PROBLEM REQUIREMENTS:
Return every line of the material exactly.
— BEGIN DATA SHOWN —
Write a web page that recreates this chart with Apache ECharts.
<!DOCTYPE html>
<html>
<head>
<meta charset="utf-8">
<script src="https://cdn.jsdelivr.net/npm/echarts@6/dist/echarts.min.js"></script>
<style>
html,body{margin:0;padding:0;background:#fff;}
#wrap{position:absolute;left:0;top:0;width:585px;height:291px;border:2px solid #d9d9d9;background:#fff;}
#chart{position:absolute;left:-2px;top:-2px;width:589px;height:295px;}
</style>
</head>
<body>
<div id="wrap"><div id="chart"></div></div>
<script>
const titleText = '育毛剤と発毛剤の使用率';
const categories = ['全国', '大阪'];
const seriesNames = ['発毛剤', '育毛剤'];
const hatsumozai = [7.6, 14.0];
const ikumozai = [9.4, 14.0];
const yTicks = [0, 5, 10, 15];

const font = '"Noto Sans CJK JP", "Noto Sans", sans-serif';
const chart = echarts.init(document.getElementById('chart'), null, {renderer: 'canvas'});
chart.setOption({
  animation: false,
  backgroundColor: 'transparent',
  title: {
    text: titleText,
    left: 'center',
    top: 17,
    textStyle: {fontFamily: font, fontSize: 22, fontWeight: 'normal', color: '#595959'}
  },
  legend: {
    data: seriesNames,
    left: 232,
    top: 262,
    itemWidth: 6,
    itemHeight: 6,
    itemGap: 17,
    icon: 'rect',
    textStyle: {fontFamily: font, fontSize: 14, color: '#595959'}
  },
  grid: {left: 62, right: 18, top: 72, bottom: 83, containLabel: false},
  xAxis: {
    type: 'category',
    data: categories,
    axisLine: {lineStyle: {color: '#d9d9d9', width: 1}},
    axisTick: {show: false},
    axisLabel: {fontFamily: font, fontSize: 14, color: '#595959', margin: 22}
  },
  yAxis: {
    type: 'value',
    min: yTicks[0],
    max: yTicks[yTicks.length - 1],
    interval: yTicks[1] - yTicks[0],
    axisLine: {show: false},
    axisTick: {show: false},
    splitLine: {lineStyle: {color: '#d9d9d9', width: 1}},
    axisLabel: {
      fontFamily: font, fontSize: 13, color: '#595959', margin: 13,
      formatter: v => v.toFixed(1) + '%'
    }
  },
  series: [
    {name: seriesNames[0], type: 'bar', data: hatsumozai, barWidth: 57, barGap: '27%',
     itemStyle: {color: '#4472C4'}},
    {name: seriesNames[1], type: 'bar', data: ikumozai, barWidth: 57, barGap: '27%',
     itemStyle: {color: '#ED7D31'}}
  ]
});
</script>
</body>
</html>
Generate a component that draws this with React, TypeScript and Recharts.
— END DATA SHOWN —
SOLUTION FOR THIS EXERCISE:
Write a web page that recreates this chart with Apache ECharts.
<!DOCTYPE html>
<html>
<head>
<meta charset="utf-8">
<script src="https://cdn.jsdelivr.net/npm/echarts@6/dist/echarts.min.js"></script>
<style>
html,body{margin:0;padding:0;background:#fff;}
#wrap{position:absolute;left:0;top:0;width:585px;height:291px;border:2px solid #d9d9d9;background:#fff;}
#chart{position:absolute;left:-2px;top:-2px;width:589px;height:295px;}
</style>
</head>
<body>
<div id="wrap"><div id="chart"></div></div>
<script>
const titleText = '育毛剤と発毛剤の使用率';
const categories = ['全国', '大阪'];
const seriesNames = ['発毛剤', '育毛剤'];
const hatsumozai = [7.6, 14.0];
const ikumozai = [9.4, 14.0];
const yTicks = [0, 5, 10, 15];

const font = '"Noto Sans CJK JP", "Noto Sans", sans-serif';
const chart = echarts.init(document.getElementById('chart'), null, {renderer: 'canvas'});
chart.setOption({
  animation: false,
  backgroundColor: 'transparent',
  title: {
    text: titleText,
    left: 'center',
    top: 17,
    textStyle: {fontFamily: font, fontSize: 22, fontWeight: 'normal', color: '#595959'}
  },
  legend: {
    data: seriesNames,
    left: 232,
    top: 262,
    itemWidth: 6,
    itemHeight: 6,
    itemGap: 17,
    icon: 'rect',
    textStyle: {fontFamily: font, fontSize: 14, color: '#595959'}
  },
  grid: {left: 62, right: 18, top: 72, bottom: 83, containLabel: false},
  xAxis: {
    type: 'category',
    data: categories,
    axisLine: {lineStyle: {color: '#d9d9d9', width: 1}},
    axisTick: {show: false},
    axisLabel: {fontFamily: font, fontSize: 14, color: '#595959', margin: 22}
  },
  yAxis: {
    type: 'value',
    min: yTicks[0],
    max: yTicks[yTicks.length - 1],
    interval: yTicks[1] - yTicks[0],
    axisLine: {show: false},
    axisTick: {show: false},
    splitLine: {lineStyle: {color: '#d9d9d9', width: 1}},
    axisLabel: {
      fontFamily: font, fontSize: 13, color: '#595959', margin: 13,
      formatter: v => v.toFixed(1) + '%'
    }
  },
  series: [
    {name: seriesNames[0], type: 'bar', data: hatsumozai, barWidth: 57, barGap: '27%',
     itemStyle: {color: '#4472C4'}},
    {name: seriesNames[1], type: 'bar', data: ikumozai, barWidth: 57, barGap: '27%',
     itemStyle: {color: '#ED7D31'}}
  ]
});
</script>
</body>
</html>
Generate a component that draws this with React, TypeScript and Recharts.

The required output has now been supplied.